Good old Ez Klein provides a highly efficient and important summary of what can happen when the federal government turns the administration of a program over to the states in the form of a block grant:
A block grant takes money the federal government is already spending on a program and gives it to the states to administer — usually with fewer rules and conditions. That’s it. The hope is that states will use the money more efficiently. But block grants can cost more, cost the same, or cost less than the funding mechanisms they replace. Block grants change how money is spent, not necessarily how much money is spent.
We’re talking about block grants because the Republican budget resolutions are coming out this week and as Ezra emphasizes, recent such budgets have used this mechanism to propose deep cuts in Medicaid and SNAP (food stamps). That is, they don’t just turn the programs over to the states with the same principle that funding will go up and down with need. They set the funding to some fixed formula, like population growth plus inflation, or, even worse, as was the case with TANF (Temporary Assistance to Needy Families), a fixed, nominal amount — it’s been $16.5 billion since 1996!

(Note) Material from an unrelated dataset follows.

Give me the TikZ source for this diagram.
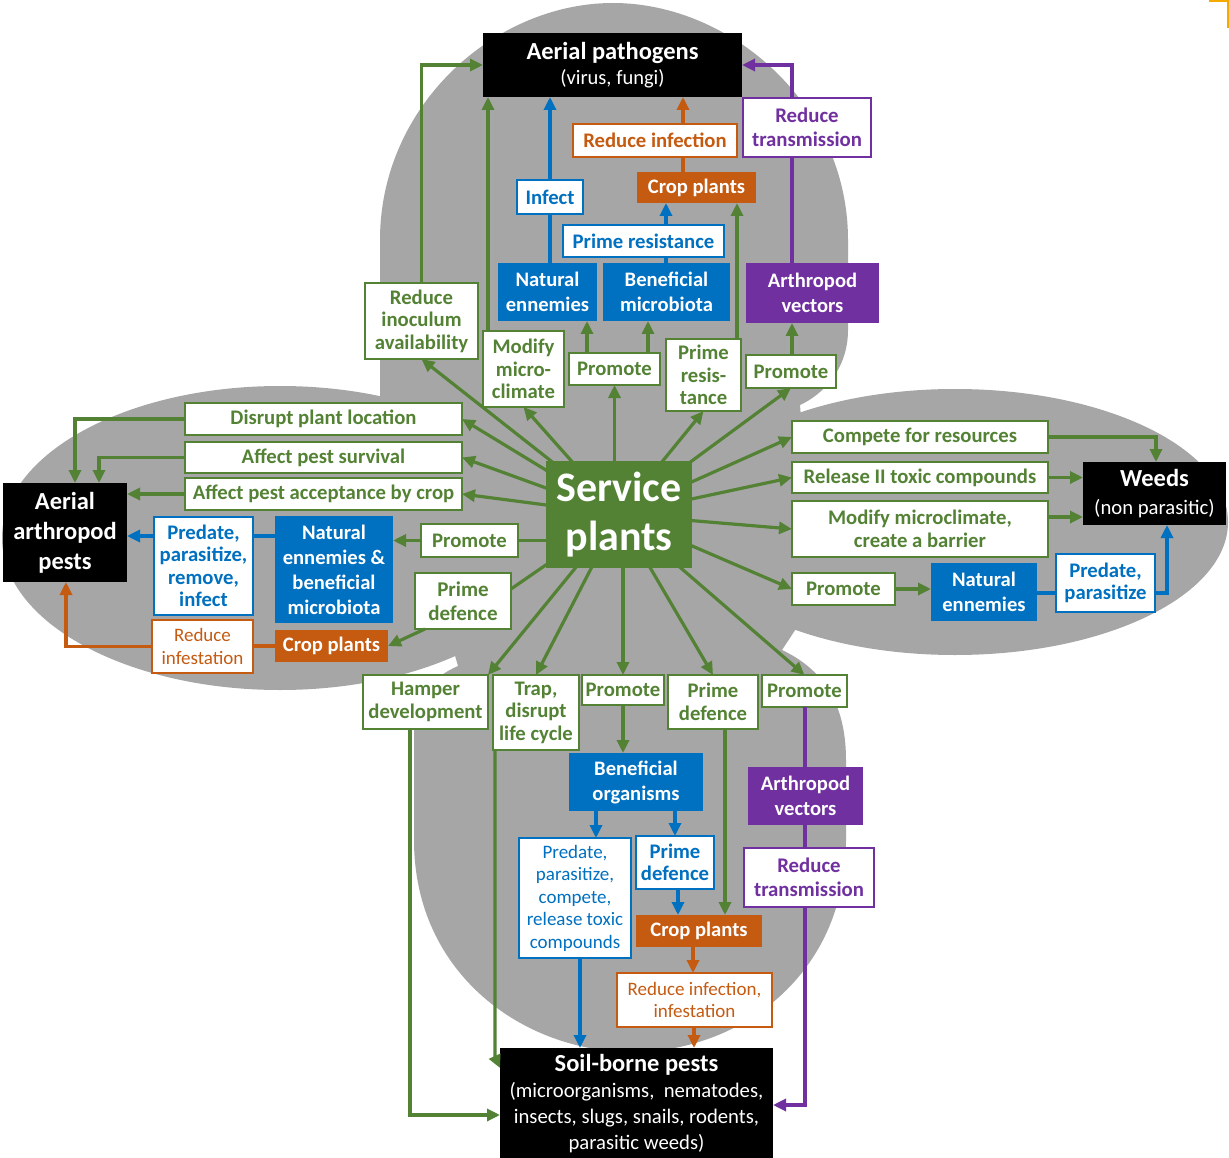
\documentclass[tikz,border=0pt]{standalone}
\usepackage{fontspec}
\setmainfont{Carlito}
\usetikzlibrary{arrows.meta}
\definecolor{cgreen}{RGB}{84,130,53}
\definecolor{cblue}{RGB}{0,112,192}
\definecolor{corange}{RGB}{197,90,17}
\definecolor{cpurple}{RGB}{112,48,160}
\definecolor{cgray}{RGB}{166,166,166}
\definecolor{cyel}{RGB}{245,170,0}
\pgfdeclarelayer{bg}\pgfdeclarelayer{fan}\pgfsetlayers{bg,fan,main}
\newcommand\mybox[7]{%
  \pgfmathsetmacro\mbw{#5-#3}%
  \pgfmathsetmacro\mbh{#6-#4}%
  \pgfmathsetmacro\mbx{(#3+#5)/2}%
  \pgfmathsetmacro\mby{(#4+#6)/2}%
  \node[#1, minimum width=\mbw pt, minimum height=\mbh pt] (#2) at (\mbx,\mby) {#7};}
\begin{document}
\begin{tikzpicture}[x=1pt,y=-1pt,
  base/.style={inner sep=0pt, outer sep=0pt, align=center, line width=1.6pt},
  lab/.style={base, fill=white, font=\bfseries\fontsize{20.7}{22.5}\selectfont},
  gbox/.style={lab, draw=cgreen, text=cgreen},
  bbox/.style={lab, draw=cblue, text=cblue},
  bboxr/.style={bbox, font=\mdseries\fontsize{19}{22.5}\selectfont},
  obox/.style={lab, draw=corange, text=corange},
  oboxr/.style={obox, font=\mdseries\fontsize{19}{22.5}\selectfont},
  pbox/.style={lab, draw=cpurple, text=cpurple, font=\bfseries\fontsize{20.8}{24}\selectfont},
  filled/.style={base, text=white, font=\bfseries\fontsize{20.6}{25}\selectfont},
  bfill/.style={filled, fill=cblue},
  ofill/.style={filled, fill=corange},
  pfill/.style={filled, fill=cpurple},
  blk/.style={base, fill=black, text=white},
  conn/.style={line width=3.2pt},
  arrowtip/.style={-{Triangle[length=13pt,width=12pt]}},
  gLine/.style={conn, draw=cgreen},
  gArr/.style={gLine, arrowtip},
  bLine/.style={conn, draw=cblue},
  bArr/.style={bLine, arrowtip},
  oLine/.style={conn, draw=corange},
  oArr/.style={oLine, arrowtip},
  pLine/.style={conn, draw=cpurple},
  pArr/.style={pLine, arrowtip}
]
\useasboundingbox (0,0) rectangle (1229,1158);

\begin{pgfonlayer}{bg}
\fill[white] (0,0) rectangle (1229,1158);
% centre
\fill[cgray] (380,395) -- (800,405) -- (815,600) -- (782,650) -- (458,666) -- cycle;
% top petal
\fill[cgray] (380,395) -- (380,240) .. controls (380,105) and (495,3) .. (613,3)
  .. controls (731,3) and (848,105) .. (848,240) -- (848,330)
  .. controls (848,370) and (822,395) .. (800,405) -- (620,520) -- cycle;
% bottom petal
\fill[cgray] (458,666) -- (620,540) -- (782,650) .. controls (820,668) and (846,700) .. (846,760)
  -- (846,840) .. controls (846,975) and (740,1052) .. (632,1052)
  .. controls (525,1052) and (414,975) .. (414,840) -- (414,730)
  .. controls (414,700) and (430,678) .. (458,666) -- cycle;
% side petals
\fill[cgray] (280,538) ellipse[x radius=278, y radius=152];
\fill[cgray] (955,522) ellipse[x radius=273, y radius=133];
\end{pgfonlayer}

\draw[cyel, line width=2pt] (1209,1) -- (1228,1) -- (1228,28);

% ---------- top ----------
\mybox{blk, font=\bfseries\fontsize{24.5}{26}\selectfont}{AP}{483}{33}{742}{97}{Aerial pathogens\\[-1pt]\fontsize{20.5}{22}\selectfont\mdseries (virus, fungi)}
\mybox{pbox}{RT1}{743}{98}{871}{157}{Reduce\\transmission}
\mybox{obox}{RI1}{573}{124}{737}{157}{Reduce infection}
\mybox{ofill}{CP1}{637}{172}{756}{203}{Crop plants}
\mybox{bbox}{INF}{517}{180}{583}{214}{Infect}
\mybox{bbox}{PR1}{563}{225}{724}{257}{Prime resistance}
\mybox{bfill}{NE1}{498}{263}{597}{321}{Natural\\ennemies}
\mybox{bfill}{BM1}{603}{263}{730}{321}{Beneficial\\microbiota}
\mybox{pfill}{AV1}{746}{263}{879}{323}{Arthropod\\vectors}
\mybox{gbox}{RIA}{365}{283}{478}{359}{Reduce\\inoculum\\availability}
\mybox{gbox}{MMC}{483}{331}{564}{407}{Modify\\micro-\\climate}
\mybox{gbox}{PRO1}{569}{353}{660}{385}{Promote}
\mybox{gbox}{PRT}{666}{339}{741}{411}{Prime\\resis-\\tance}
\mybox{gbox}{PRO2}{746}{355}{836}{388}{Promote}

% ---------- left ----------
\mybox{gbox}{DPL}{185}{403}{462}{435}{Disrupt plant location}
\mybox{gbox}{APS}{185}{442}{462}{473}{Affect pest survival}
\mybox{gbox}{APA}{185}{478}{462}{510}{Affect pest acceptance by crop}
\mybox{blk, font=\bfseries\fontsize{24.5}{30}\selectfont}{AAP}{3}{483}{127}{582}{Aerial\\arthropod\\pests}
\mybox{bbox}{PPRI}{154}{517}{253}{615}{Predate,\\parasitize,\\remove,\\infect}
\mybox{bfill}{NEB}{275}{516}{393}{623}{Natural\\ennemies \&\\beneficial\\microbiota}
\mybox{gbox}{PRO3}{421}{524}{518}{557}{Promote}
\mybox{gbox, font=\bfseries\fontsize{21}{24}\selectfont}{PDL}{415}{573}{511}{629}{Prime\\defence}
\mybox{oboxr}{RINF}{152}{620}{253}{673}{Reduce\\infestation}
\mybox{ofill}{CPL}{275}{630}{388}{662}{Crop plants}

% ---------- centre ----------
\mybox{base, fill=cgreen, text=white, font=\bfseries\fontsize{42}{49}\selectfont}{SP}{546}{461}{692}{568}{Service\\plants}

% ---------- right ----------
\mybox{gbox}{CFR}{792}{421}{1048}{453}{Compete for resources}
\mybox{gbox}{RTC}{792}{462}{1048}{493}{Release II toxic compounds}
\mybox{gbox}{MMB}{792}{501}{1048}{557}{Modify microclimate,\\create a barrier}
\mybox{gbox}{PRO4}{792}{573}{895}{605}{Promote}
\mybox{bfill}{NE2}{931}{563}{1037}{621}{Natural\\ennemies}
\mybox{bbox}{PP2}{1056}{554}{1155}{612}{Predate,\\parasitize}
\mybox{blk, font=\bfseries\fontsize{24.5}{28}\selectfont}{WEEDS}{1083}{462}{1226}{525}{Weeds\\\fontsize{20.7}{22}\selectfont\mdseries (non parasitic)}

% ---------- bottom ----------
\mybox{gbox}{HAM}{363}{675}{488}{729}{Hamper\\development}
\mybox{gbox}{TRAP}{493}{675}{579}{750}{Trap,\\disrupt\\life cycle}
\mybox{gbox}{PRO5}{582}{675}{664}{705}{Promote}
\mybox{gbox}{PDB}{668}{675}{758}{729}{Prime\\defence}
\mybox{gbox}{PRO6}{762}{675}{847}{707}{Promote}
\mybox{bfill}{BO}{569}{753}{703}{811}{Beneficial\\organisms}
\mybox{pfill}{AV2}{748}{767}{863}{825}{Arthropod\\vectors}
\mybox{bboxr}{PPC}{519}{838}{631}{958}{Predate,\\parasitize,\\compete,\\release toxic\\compounds}
\mybox{bbox}{PDB2}{636}{836}{714}{889}{Prime\\defence}
\mybox{pbox}{RT2}{744}{848}{874}{907}{Reduce\\transmission}
\mybox{ofill}{CP3}{636}{915}{762}{947}{Crop plants}
\mybox{oboxr}{RII}{617}{973}{772}{1027}{Reduce infection,\\infestation}
\mybox{blk, font=\bfseries\fontsize{24.5}{26}\selectfont}{SBP}{500}{1048}{773}{1160}{Soil-borne pests\\\fontsize{20.7}{25.5}\selectfont\mdseries (microorganisms,\ \ nematodes,\\\fontsize{20.7}{25.5}\selectfont\mdseries insects, slugs, snails, rodents,\\\fontsize{20.7}{25.5}\selectfont\mdseries parasitic weeds)}

% ---------- fan from service plants ----------
\begin{pgfonlayer}{fan}
\draw[gArr] (SP.center) -- (RIA.south);
\draw[gArr] (SP.center) -- (MMC.south);
\draw[gArr] (SP.center -| PRO1.south) -- (PRO1.south);
\draw[gArr] (SP.center) -- (PRT.south);
\draw[gArr] (SP.center) -- (PRO2.south);
\draw[gArr] (SP.center) -- (DPL.east);
\draw[gArr] (SP.center) -- (APS.east);
\draw[gArr] (SP.center) -- (APA.east);
\draw[gLine] (SP.center |- PRO3.east) -- (PRO3.east);
\draw[gLine] (SP.center) -- ([yshift=12pt]PDL.east);
\draw[gArr] (SP.center) -- (HAM.north east);
\draw[gArr] (SP.center) -- (TRAP.north);
\draw[gArr] (SP.center -| PRO5.north) -- (PRO5.north);
\draw[gArr] (SP.center) -- (PDB.north);
\draw[gArr] (SP.center) -- (PRO6.north);
\draw[gArr] (SP.center) -- (CFR.west);
\draw[gArr] (SP.center) -- (RTC.west);
\draw[gArr] (SP.center) -- (MMB.west);
\draw[gArr] (SP.center) -- (PRO4.west);
\end{pgfonlayer}

% ---------- top connectors ----------
\draw[gArr] (RIA.north) |- (AP.west);
\draw[gArr] (MMC.north -| 488,0) -- (AP.south -| 488,0);
\draw[bLine] (NE1.north -| INF.south) -- (INF.south);
\draw[bArr] (INF.north) -- (AP.south -| INF.north);
\draw[bLine] (BM1.north -| 666,0) -- (PR1.south -| 666,0);
\draw[bArr] (PR1.north -| 666,0) -- (CP1.south -| 666,0);
\draw[oLine] (CP1.north -| 683,0) -- (RI1.south -| 683,0);
\draw[oArr] (RI1.north -| 683,0) -- (AP.south -| 683,0);
\draw[gArr] (PRT.north -| 737,0) -- (CP1.south -| 737,0);
\draw[pLine] (AV1.north -| 792,0) -- (RT1.south -| 792,0);
\draw[pArr] (RT1.north -| 792,0) |- (AP.east);
\draw[gArr] (PRO1.north -| 587,0) -- (NE1.south -| 587,0);
\draw[gArr] (PRO1.north -| 648,0) -- (BM1.south -| 648,0);
\draw[gArr] (PRO2.north -| 792,0) -- (AV1.south -| 792,0);

% ---------- left connectors ----------
\draw[gArr] (DPL.west) -| (AAP.north -| 75,0);
\draw[gArr] (APS.west) -| (AAP.north -| 99,0);
\draw[gArr] (APA.west) -- (AAP.east |- APA.west);
\draw[bLine] (NEB.west |- 0,536) -- (PPRI.east |- 0,536);
\draw[bArr] (PPRI.west |- 0,536) -- (AAP.east |- 0,536);
\draw[gArr] (PRO3.west) -- (NEB.east |- PRO3.west);
\draw[oLine] (CPL.west) -- (RINF.east |- CPL.west);
\draw[oArr] (RINF.west) -| (AAP.south -| 66,0);
\draw[gArr] ([xshift=10pt]PDL.south west) -- (CPL.east);

% ---------- right connectors ----------
\draw[gArr] (CFR.east) -| (WEEDS.north -| 1156,0);
\draw[gArr] (RTC.east) -- (WEEDS.west |- RTC.east);
\draw[gArr] (MMB.east |- 0,517) -- (WEEDS.west |- 0,517);
\draw[gArr] (PRO4.east) -- (NE2.west |- PRO4.east);
\draw[bLine] (NE2.east |- 0,593) -- (PP2.west |- 0,593);
\draw[bArr] (PP2.east |- 0,593) -| (WEEDS.south -| 1167,0);

% ---------- bottom connectors ----------
\draw[gArr] (HAM.south -| 410,0) |- (SBP.west |- 0,1115);
\draw[gArr] (TRAP.south -| 495,0) -- (495,1057) -- (SBP.west |- 0,1068);
\draw[gArr] (PRO5.south) -- (BO.north -| PRO5.south);
\draw[bArr] (BO.south -| 596,0) -- (PPC.north -| 596,0);
\draw[bArr] (BO.south -| PDB2.north) -- (PDB2.north);
\draw[bArr] (PDB2.south -| 678,0) -- (CP3.north -| 678,0);
\draw[gArr] (PDB.south -| 725,0) -- (CP3.north -| 725,0);
\draw[oArr] (CP3.south -| 693,0) -- (RII.north -| 693,0);
\draw[oArr] (RII.south -| 694,0) -- (SBP.north -| 694,0);
\draw[bArr] (PPC.south -| 580,0) -- (SBP.north -| 580,0);
\draw[pLine] (PRO6.south -| 805,0) -- (AV2.north -| 805,0);
\draw[pLine] (AV2.south -| 805,0) -- (RT2.north -| 805,0);
\draw[pArr] (RT2.south -| 805,0) |- (SBP.east |- 0,1105);
\end{tikzpicture}
\end{document}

Clearly, this completely strips the critical counter-cyclical function from the safety net.
But while Klein said a lot about what could happen, Bernstein will show you what did happen. The first figure below, from this earlier analysis, shows how as unemployment rose in the Great Recession, SNAP rose with need while TANF’s fixed block grant prevented it from responding in the same way.
The next figure, from my CBPP colleague Donna Pavetti, shows how much more AFDC (TANF’s non-block-granted predecessor) rose with unemployment in the relatively mild early 1990s recession compared to how it hardly rose at all in the far deeper recent recession.
The final figure, also from Pavetti, switches from an unemployment metric to a poverty metric, showing how block granting led to a marked decrease in TANF’s response to need.
I’ve got a longer piece I’ve been working on which I hope to post shortly pointing out that this budget tactic by the R’s is completely predictable. They won’t raise tax revenue (though tax cuts are OK), they want to boost defense spending, they want to balance the budget in 10 years, and they won’t go after near-term entitlements (Soc Sec, Mcare), except the ones that help the poor. So that means cuts to SNAP and Medicaid, delivered through block grants.
That’s some deeply cynical and just downright mean-spirited budgeting.